His novels, as well as his icy poetry collections, are certainly not easy to read, and those looking for well-defined characters and engaging plots may perhaps be disappointed: the most that this writer manages to insert to animate his stories are nevertheless well-pondered elements of uchronian science fiction. His second novel, "The Elementary Particles", imagined a future dominated by asexual beings who had liberated themselves from unhappiness simply by eliminating sexual reproduction and the pains of childbirth, as opposed to a present where boredom and destruction spread, and in which individuals live in solitude and pain overwhelmed by a social system that condemns them to competition in all areas of existence; in "The Possibility of an Island" the future belongs instead to beings completely anesthetized to the pain of living who spend their days in a sort of Nirvana, and have forgotten love, desire, and pain, what today we are most concerned with keeping alive and which, according to the French author, makes us suffer the most, but also what makes us, in the true sense of the term, "human". What distinguishes Houellebecq's critical eye is undoubtedly a historical, as well as ontological pessimism. On one hand, like other contemporary authors, Houellebecq confronts ethical and scientific problems by supporting technical progress and often proposing in his novels a vision of society dominated by technocracy; on the other, the author is aware of the direction science has taken, and knows well that anesthetizing and killing sensitivity and pain cannot generate peace nor foster happiness, but rather drag human beings deeper into loneliness and the inability to communicate and perceive the world, life, and the body, the "flesh," to use Merleau-Ponty's expression. To this, Houellebecq always opposes, in a Sartrean manner, a sexuality as manifest and flaunted as it is essential and profound, the true focal point of human relationships precisely because it is understood as the only moment of happiness, abandonment, and transport amid an ocean of pain.

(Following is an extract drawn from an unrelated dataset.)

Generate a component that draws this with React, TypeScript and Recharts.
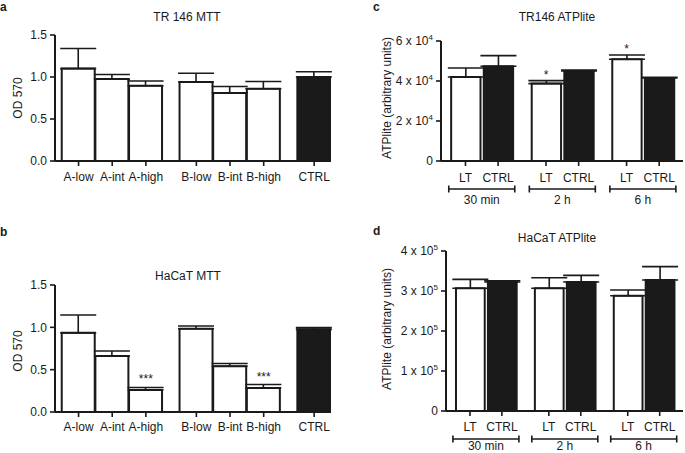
import React from 'react';
import { BarChart, Bar, XAxis, YAxis, ErrorBar, Cell, ReferenceDot } from 'recharts';

// ---------------- data ----------------
const mttCategories = ['A-low', 'A-int', 'A-high', 'B-low', 'B-int', 'B-high', 'CTRL'];
const tr146MttMean = [1.1, 0.975, 0.895, 0.94, 0.81, 0.86, 1.0];
const tr146MttSem = [0.24, 0.055, 0.058, 0.105, 0.077, 0.086, 0.063];
const tr146MttSig = ['', '', '', '', '', '', ''];
const hacatMttMean = [0.935, 0.66, 0.26, 0.983, 0.54, 0.284, 0.976];
const hacatMttSem = [0.21, 0.06, 0.03, 0.032, 0.032, 0.04, 0.02];
const hacatMttSig = ['', '', '***', '', '', '***', ''];

const atpTreatments = ['LT', 'CTRL', 'LT', 'CTRL', 'LT', 'CTRL'];
const atpTimepoints = ['30 min', '2 h', '6 h'];
const tr146AtpMean = [42000, 47400, 38700, 45000, 50900, 41500];
const tr146AtpSem = [4500, 5300, 1500, 500, 2100, 400];
const tr146AtpSig = ['', '', '*', '', '*', ''];
const hacatAtpMean = [306700, 322500, 306700, 322500, 288000, 327500];
const hacatAtpSem = [22300, 3300, 26300, 16500, 14500, 33500];
const hacatAtpSig = ['', '', '', '', '', ''];

const mttYTicks = [0, 0.5, 1.0, 1.5];
const tr146AtpYTicks = [0, 20000, 40000, 60000];
const hacatAtpYTicks = [0, 100000, 200000, 300000, 400000];

// ---------------- layout (slot positions on the category axis) ----------------
const MTT_SLOTS = [0.7, 1.7, 2.7, 4.2, 5.2, 6.2, 7.7];
const MTT_SPAN: [number, number] = [0, 8.2];
const ATP_SLOTS = [0.75, 1.75, 3.22, 4.22, 5.69, 6.69];
const ATP_SPAN: [number, number] = [0, 7.42];

const INK = '#1a1a1a';
const FONT = '"Liberation Sans", Arial, Helvetica, sans-serif';

type Row = {
  slot: number;
  name: string;
  mean: number;
  range: [number, number];
  top: number;
  sig: string;
  control: boolean;
};

const buildRows = (names: string[], means: number[], sems: number[], sigs: string[], slots: number[]): Row[] =>
  names.map((name, i) => ({
    slot: slots[i],
    name,
    mean: means[i],
    range: [0, sems[i]],
    top: means[i] + sems[i],
    sig: sigs[i],
    control: name === 'CTRL',
  }));

const tr146MttRows = buildRows(mttCategories, tr146MttMean, tr146MttSem, tr146MttSig, MTT_SLOTS);
const hacatMttRows = buildRows(mttCategories, hacatMttMean, hacatMttSem, hacatMttSig, MTT_SLOTS);
const tr146AtpRows = buildRows(atpTreatments, tr146AtpMean, tr146AtpSem, tr146AtpSig, ATP_SLOTS);
const hacatAtpRows = buildRows(atpTreatments, hacatAtpMean, hacatAtpSem, hacatAtpSig, ATP_SLOTS);
const atpGroups = atpTimepoints.map((name, g) => ({
  name,
  slot: (ATP_SLOTS[2 * g] + ATP_SLOTS[2 * g + 1]) / 2,
}));

const AXIS_LINE = { stroke: INK, strokeWidth: 2 };
const TICK_LINE = { stroke: INK, strokeWidth: 1.6 };
const TICK_TEXT = { fill: INK, fontSize: 12, fontFamily: FONT };

const SciTick = (props: any) => {
  const { x, y, payload } = props;
  const v = payload.value as number;
  if (v === 0) {
    return (
      <text x={x} y={y} dy={4} textAnchor="end" fill={INK} fontSize={12} fontFamily={FONT}>
        0
      </text>
    );
  }
  const e = Math.floor(Math.log10(v) + 1e-9);
  const m = Math.round(v / Math.pow(10, e));
  return (
    <text x={x} y={y} dy={4} textAnchor="end" fill={INK} fontSize={12} fontFamily={FONT}>
      {`${m} x 10`}
      <tspan dy={-5} fontSize={8}>
        {e}
      </tspan>
    </text>
  );
};

const makeGroupTick = (groups: { name: string; slot: number }[], half: number, bracketDy: number, textDy: number) => (props: any) => {
  const { x, y, payload } = props;
  const grp = groups.find((g) => Math.abs(g.slot - payload.value) < 1e-6);
  const by = y + bracketDy;
  return (
    <g>
      <line x1={x - half} x2={x + half} y1={by} y2={by} stroke={INK} strokeWidth={1.6} />
      <line x1={x - half} x2={x - half} y1={by - 3.5} y2={by + 3.5} stroke={INK} strokeWidth={1.6} />
      <line x1={x + half} x2={x + half} y1={by - 3.5} y2={by + 3.5} stroke={INK} strokeWidth={1.6} />
      <text x={x} y={y + textDy} textAnchor="middle" fill={INK} fontSize={12} fontFamily={FONT}>
        {grp ? grp.name : ''}
      </text>
    </g>
  );
};

type PanelProps = {
  rows: Row[];
  span: [number, number];
  yTicks: number[];
  sci?: boolean;
  width: number;
  height: number;
  marginTop: number;
  marginRight: number;
  yWidth: number;
  xHeight: number;
  labelGap: number;
  barSize: number;
  starOffset: number;
  groups?: { name: string; slot: number }[];
  groupHeight?: number;
  bracketDy?: number;
  groupTextDy?: number;
};

function Panel(p: PanelProps) {
  const yMax = p.yTicks[p.yTicks.length - 1];
  return (
    <BarChart
      width={p.width}
      height={p.height}
      data={p.rows}
      margin={{ top: p.marginTop, right: p.marginRight, bottom: 0, left: 0 }}
      barSize={p.barSize}
    >
      <XAxis
        dataKey="slot"
        type="number"
        domain={p.span}
        ticks={p.rows.map((r) => r.slot)}
        interval={0}
        tickFormatter={(v: number) => {
          const r = p.rows.find((row) => Math.abs(row.slot - v) < 1e-6);
          return r ? r.name : '';
        }}
        height={p.xHeight}
        tickSize={5}
        tickMargin={p.labelGap}
        axisLine={AXIS_LINE}
        tickLine={TICK_LINE}
        tick={TICK_TEXT}
        allowDataOverflow
      />
      {p.groups ? (
        <XAxis
          xAxisId="grp"
          dataKey="slot"
          type="number"
          domain={p.span}
          ticks={p.groups.map((g) => g.slot)}
          interval={0}
          height={p.groupHeight}
          tickSize={0}
          tickMargin={0}
          axisLine={false}
          tickLine={false}
          tick={makeGroupTick(p.groups, 33, p.bracketDy ?? 6, p.groupTextDy ?? 21)}
          allowDataOverflow
        />
      ) : null}
      <YAxis
        type="number"
        domain={[0, yMax]}
        ticks={p.yTicks}
        interval={0}
        width={p.yWidth}
        tickSize={5}
        tickMargin={3}
        axisLine={AXIS_LINE}
        tickLine={TICK_LINE}
        tick={p.sci ? SciTick : TICK_TEXT}
        tickFormatter={p.sci ? undefined : (v: number) => v.toFixed(1)}
        allowDataOverflow
      />
      <Bar dataKey="mean" isAnimationActive={false} stroke={INK} strokeWidth={2}>
        {p.rows.map((r, i) => (
          <Cell key={i} fill={r.control ? INK : '#ffffff'} />
        ))}
        <ErrorBar dataKey="range" width={18} stroke={INK} strokeWidth={1.6} direction="y" isAnimationActive={false} />
      </Bar>
      {p.rows
        .filter((r) => r.sig)
        .map((r) => (
          <ReferenceDot
            key={r.slot}
            x={r.slot}
            y={r.top}
            r={0}
            fill="none"
            stroke="none"
            label={{ value: r.sig, position: 'top', offset: p.starOffset, fill: INK, fontSize: 12, fontFamily: FONT }}
          />
        ))}
    </BarChart>
  );
}

const txt = { fill: INK, fontSize: 12, fontFamily: FONT } as const;

export default function App() {
  return (
    <div style={{ position: 'absolute', left: 0, top: 0, width: 685, height: 453, background: '#fff', overflow: 'hidden' }}>
      <div style={{ position: 'absolute', left: 0, top: 0 }}>
        <Panel
          rows={tr146MttRows}
          span={MTT_SPAN}
          yTicks={mttYTicks}
          width={340}
          height={200}
          marginTop={35}
          marginRight={9}
          yWidth={55}
          xHeight={39}
          labelGap={6}
          barSize={33}
          starOffset={3}
        />
      </div>
      <div style={{ position: 'absolute', left: 0, top: 230 }}>
        <Panel
          rows={hacatMttRows}
          span={MTT_SPAN}
          yTicks={mttYTicks}
          width={340}
          height={223}
          marginTop={55}
          marginRight={9}
          yWidth={55}
          xHeight={41}
          labelGap={5}
          barSize={33}
          starOffset={4}
        />
      </div>
      <div style={{ position: 'absolute', left: 340, top: 0 }}>
        <Panel
          rows={tr146AtpRows}
          span={ATP_SPAN}
          yTicks={tr146AtpYTicks}
          sci
          width={345}
          height={230}
          marginTop={41}
          marginRight={2}
          yWidth={101}
          xHeight={22}
          labelGap={7}
          barSize={33}
          starOffset={2}
          groups={atpGroups}
          groupHeight={47}
          bracketDy={6}
          groupTextDy={21}
        />
      </div>
      <div style={{ position: 'absolute', left: 340, top: 230 }}>
        <Panel
          rows={hacatAtpRows}
          span={ATP_SPAN}
          yTicks={hacatAtpYTicks}
          sci
          width={345}
          height={223}
          marginTop={21}
          marginRight={2}
          yWidth={106}
          xHeight={22}
          labelGap={6}
          barSize={32}
          starOffset={2}
          groups={atpGroups}
          groupHeight={20}
          bracketDy={6}
          groupTextDy={17}
        />
      </div>
      <svg width={685} height={453} style={{ position: 'absolute', left: 0, top: 0, pointerEvents: 'none' }}>
        <text x={0} y={11} fill={INK} fontSize={12} fontWeight="bold" fontFamily={FONT}>a</text>
        <text x={0} y={236} fill={INK} fontSize={12} fontWeight="bold" fontFamily={FONT}>b</text>
        <text x={373} y={11} fill={INK} fontSize={12} fontWeight="bold" fontFamily={FONT}>c</text>
        <text x={373} y={235} fill={INK} fontSize={12} fontWeight="bold" fontFamily={FONT}>d</text>

        <text x={187} y={21} textAnchor="middle" {...txt}>TR 146 MTT</text>
        <text x={188} y={280} textAnchor="middle" {...txt}>HaCaT MTT</text>
        <text x={557} y={21} textAnchor="middle" {...txt}>TR146 ATPlite</text>
        <text x={557} y={242} textAnchor="middle" {...txt}>HaCaT ATPlite</text>

        <text transform="translate(22,98) rotate(-90)" textAnchor="middle" {...txt}>OD 570</text>
        <text transform="translate(22,351) rotate(-90)" textAnchor="middle" {...txt}>OD 570</text>
        <text transform="translate(391,98) rotate(-90)" textAnchor="middle" {...txt}>ATPlite (arbitrary units)</text>
        <text transform="translate(391,329) rotate(-90)" textAnchor="middle" {...txt}>ATPlite (arbitrary units)</text>
      </svg>
    </div>
  );
}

Heir of Camus's "The Stranger", son of Kafka, Balzac, and Dostoevsky, devoted to Lovecraft, about whom he wrote an intriguing yet controversial biographical-critical work, Houllebecq presents himself here in the double guise of essayist and poet, two elements certainly central to his novels, and here pushed to stylistic extremes. It must be said immediately that anyone who has never delved into this author will not find in this work the right starting point. We find here texts that often have no stylistic connection - the transition from prose to Houellebecq's poetry is often almost traumatic - and, although the unified project remains to depict the current despair of man with sometimes expressionistic colors and sometimes icy and cynical ones, the idea is that Bompiani assembled the various works, originally separate from each other, based on a more commercial than real need. The initial essay "Remaining Alive", a sort of short and chilling portrait of the modern poet, intended as a master of despair, as a plague and as a knife of the human race, flows into a series of poems dominated by an almost tangible ontological yearning, ironically titled "The Pursuit of Happiness"; it is followed by a collection of interviews and short essays made over the years ("Interventions"), which serve somewhat as a philosophical and conceptual summa of the French author, but also as curious stylistic and literary experiments (to be read in this sense the captivating "White Work"); the book ends with another collection of poems, named "Rebirth", dominated on one side by an ever-present psychological and existential oppression, but also by an almost spiritual breath aimed at valuing the sense of love and the nonsensical, painful, and lacerating nature of the solitude to which man is condemned.
As mentioned, in this work all the great strengths as well as the limits and weaknesses of Michel Houellebecq recur, his Schopenhauerian vision of life, and his equally deep vein of reproach that spares no ideal, no false value, no faith - political, religious, or cultural in general - and no human product that is even partially imbued with a vein of optimism and hope (it is his famous statement that "True writers always bring bad news"). Certainly, it is a work to have for those who, like me, consider this writer one of the most profound and complex of the contemporary global scene; but it is equally true that those unfamiliar with him and wishing to delve into his work might find themselves not entirely satisfied with the success of the editorial assembly. Personally, for a first approach to the author, I recommend "Whatever", which, given its slim number of pages and narrative fluidity, can be considered the first step to enter the world of this harsh and icy narrator, who educates us to disenchantment and turmoil, to solitude and cynicism, but also to love, the primordial feeling, unhappiness as a weapon to attack the world. The first impact may be harsh, perhaps even painful, but once you enter the tunnel, it will be difficult to look at life and people with the same eyes as before.